# API Trials

## Setup

In [None]:
import json
import urllib
import urllib.request

import arxiv
import pandas as pd
import xmltodict
from rich import print

## Arxiv API with `urllib`

In [None]:
# url = 'http://export.arxiv.org/api/query?search_query=all:electron&start=0&max_results=3'
url = "http://export.arxiv.org/api/query?search_query=ti:deep+AND+ti:learning&start=0&max_results=3"
data = urllib.request.urlopen(url)
xml_res = data.read().decode("utf-8")
print(xml_res)

In [None]:
d = xmltodict.parse(xml_res)
print(d["feed"]["entry"])

In [None]:
print(d["feed"]["entry"][2]["summary"])

## Arxiv API with `arxiv`

In [None]:
search = arxiv.Search(
    # query = "ti:quantum",
    # query = "abs:graph",
    # query = "ti:quantum+OR+abs:graph",
    query="ti:deep AND ti:learning",
    max_results=3,
    sort_by=arxiv.SortCriterion.SubmittedDate,
)

for result in search.results():
    print(f"--- {result.title} [{result.published}] ---")
    print(result.summary)

In [None]:
with open("../data/03_primary/arxiv_dict_2023-09-04_01-09-05.json", "r") as f:
    info_dict = json.load(f)["results"]

In [None]:
pd.DataFrame(info_dict).transpose().head()

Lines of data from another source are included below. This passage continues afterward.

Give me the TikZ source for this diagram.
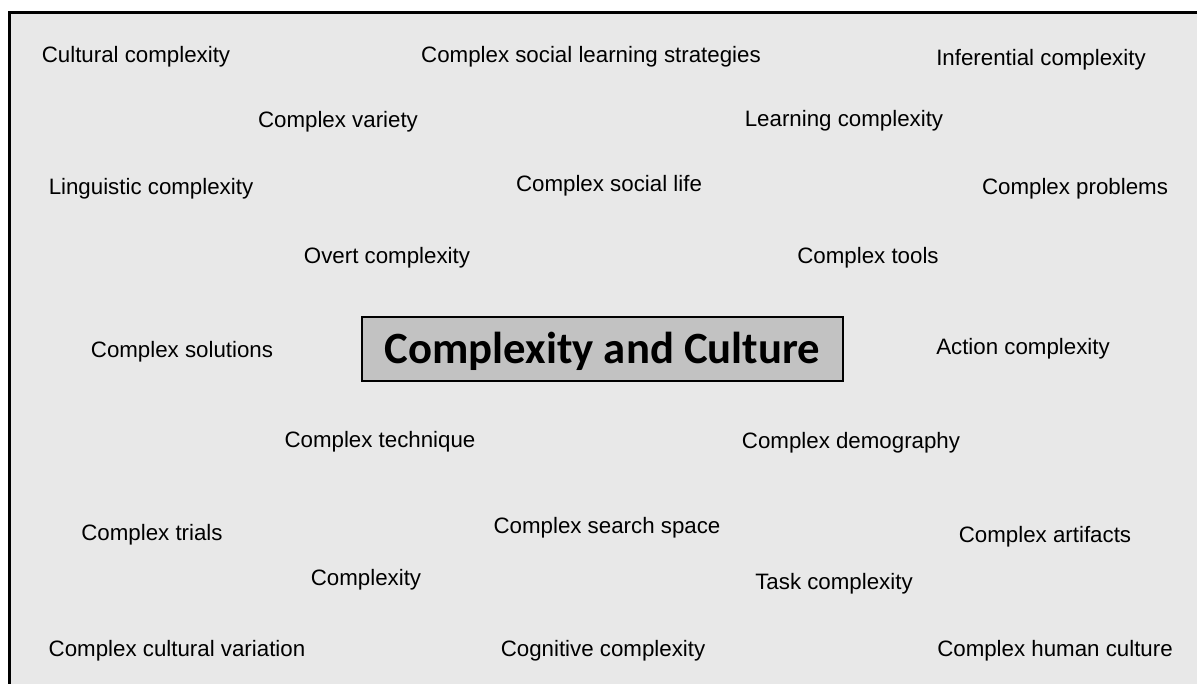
\documentclass[tikz,border=0pt]{standalone}
\usepackage{fontspec}
\setmainfont{Liberation Sans}
\newfontfamily\titlefont{Carlito}
\definecolor{panelgray}{HTML}{E8E8E8}
\definecolor{boxgray}{HTML}{C2C2C2}
\tikzset{term/.style={anchor=base, inner sep=0pt, font=\fontsize{22.3}{26}\selectfont}}

\begin{document}
\begin{tikzpicture}[x=1pt,y=-1pt]
	%%%%% START %%%%%
	
	\useasboundingbox (0,0) rectangle (1197,684);
	\fill[panelgray] (9,13) rectangle (1197,684);
	\draw[line width=3pt] (9,684) -- (9,13) -- (1197,13);
	
	\node[draw, line width=2pt, fill=boxgray, minimum width=481pt, minimum height=64pt, inner sep=0pt, text height=29pt, text depth=0pt, font=\titlefont\bfseries\fontsize{44.7}{50}\selectfont] (title) at (602.5,349) {Complexity and Culture};
	
	\node[term] (cultural) at (136,63) {Cultural complexity};
	\node[term] (strategies) at (591,63) {Complex social learning strategies};
	\node[term] (inferential) at (1041,66) {Inferential complexity};
	
	\node[term] (variety) at (338,128) {Complex variety};
	\node[term] (learning) at (844,127) {Learning complexity};
	
	\node[term] (linguistic) at (151,195) {Linguistic complexity};
	\node[term] (sociallife) at (609,192) {Complex social life};
	\node[term] (problems) at (1075,195) {Complex problems};
	
	\node[term] (overt) at (387,264) {Overt complexity};
	\node[term] (tools) at (868,264) {Complex tools};
	
	\node[term] (solutions) at (182,358) {Complex solutions};
	\node[term] (action) at (1023,355) {Action complexity};
	
	\node[term] (technique) at (380,447) {Complex technique};
	\node[term] (demography) at (851,449) {Complex demography};
	
	\node[term] (trials) at (152,540) {Complex trials};
	\node[term] (searchspace) at (607,533) {Complex search space};
	\node[term] (artifacts) at (1045,542) {Complex artifacts};
	
	\node[term] (complexity) at (366,585) {Complexity};
	\node[term] (task) at (834,589) {Task complexity};
	
	\node[term] (variation) at (177,656) {Complex cultural variation};
	\node[term] (cognitive) at (603,656) {Cognitive complexity};
	\node[term] (human) at (1055,656) {Complex human culture};
	
	%%%%% END %%%%%
\end{tikzpicture}
\end{document}
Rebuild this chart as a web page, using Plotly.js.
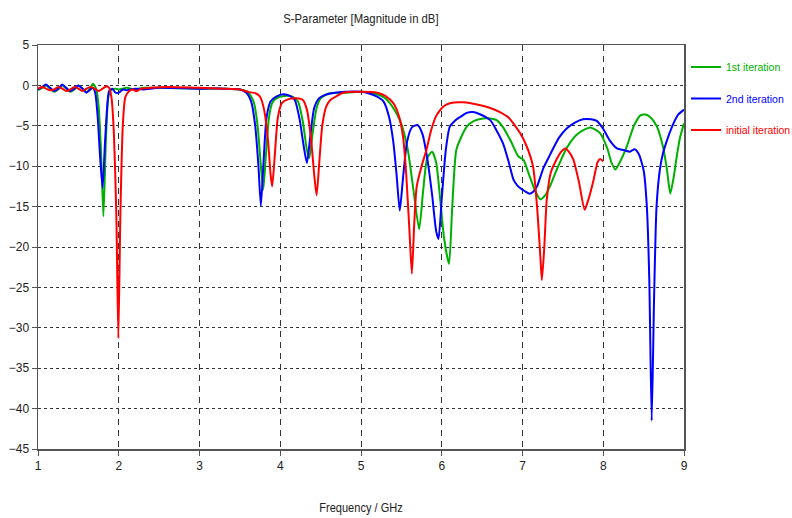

## Semantics Scholar API with `urllib`

## Google News with `GoogleNews`
[https://github.com/Iceloof/GoogleNews](https://github.com/Iceloof/GoogleNews)

## Google News with `GNews`
[https://github.com/ranahaani/GNews/](https://github.com/ranahaani/GNews/)

In [None]:
from gnews import GNews

google_news = GNews()
found_news = google_news.get_news("France")
print(found_news[:5])

## `newspaper3k`

In [None]:
import newspaper

cnn_paper = newspaper.build("http://cnn.com")
# cnn_paper = newspaper.build("https://www.sudouest.fr/")

print([article.url for article in cnn_paper.articles[:10]])

In [None]:
print(cnn_paper.category_urls()[:5])

In [None]:
# cnn_article = cnn_paper.articles[0]
# cnn_article.download()
# cnn_article.parse()
# cnn_article.nlp()

## `News API`

In [None]:
# load API key
import yaml

with open("../conf/local/credentials.yml", "r") as file:
    credentials = yaml.safe_load(file)

In [None]:
from newsapi import NewsApiClient

# Init
newsapi = NewsApiClient(api_key=credentials["news_api"]["key"])

# /v2/top-headlines
top_headlines = newsapi.get_top_headlines(
    # q='bitcoin',
    q="",
    # sources='bbc-news,the-verge',
    # category='business',
    language="en",
    # country='us'
)

# /v2/everything
all_articles = newsapi.get_everything(
    # q='bitcoin',
    q="economy",
    # sources='bbc-news,the-verge',
    # domains='bbc.co.uk,techcrunch.com',
    from_param="2023-09-29",
    to="2023-10-02",
    language="en",
    sort_by="relevancy",
    page=2,
)

# /v2/top-headlines/sources
sources = newsapi.get_sources()

In [None]:
# print(top_headlines)
print(top_headlines["articles"][:3])

In [None]:
# print(all_articles)
print("totalResults: ", all_articles["totalResults"])
print(all_articles["articles"][:3])

In [None]:
# print(sources)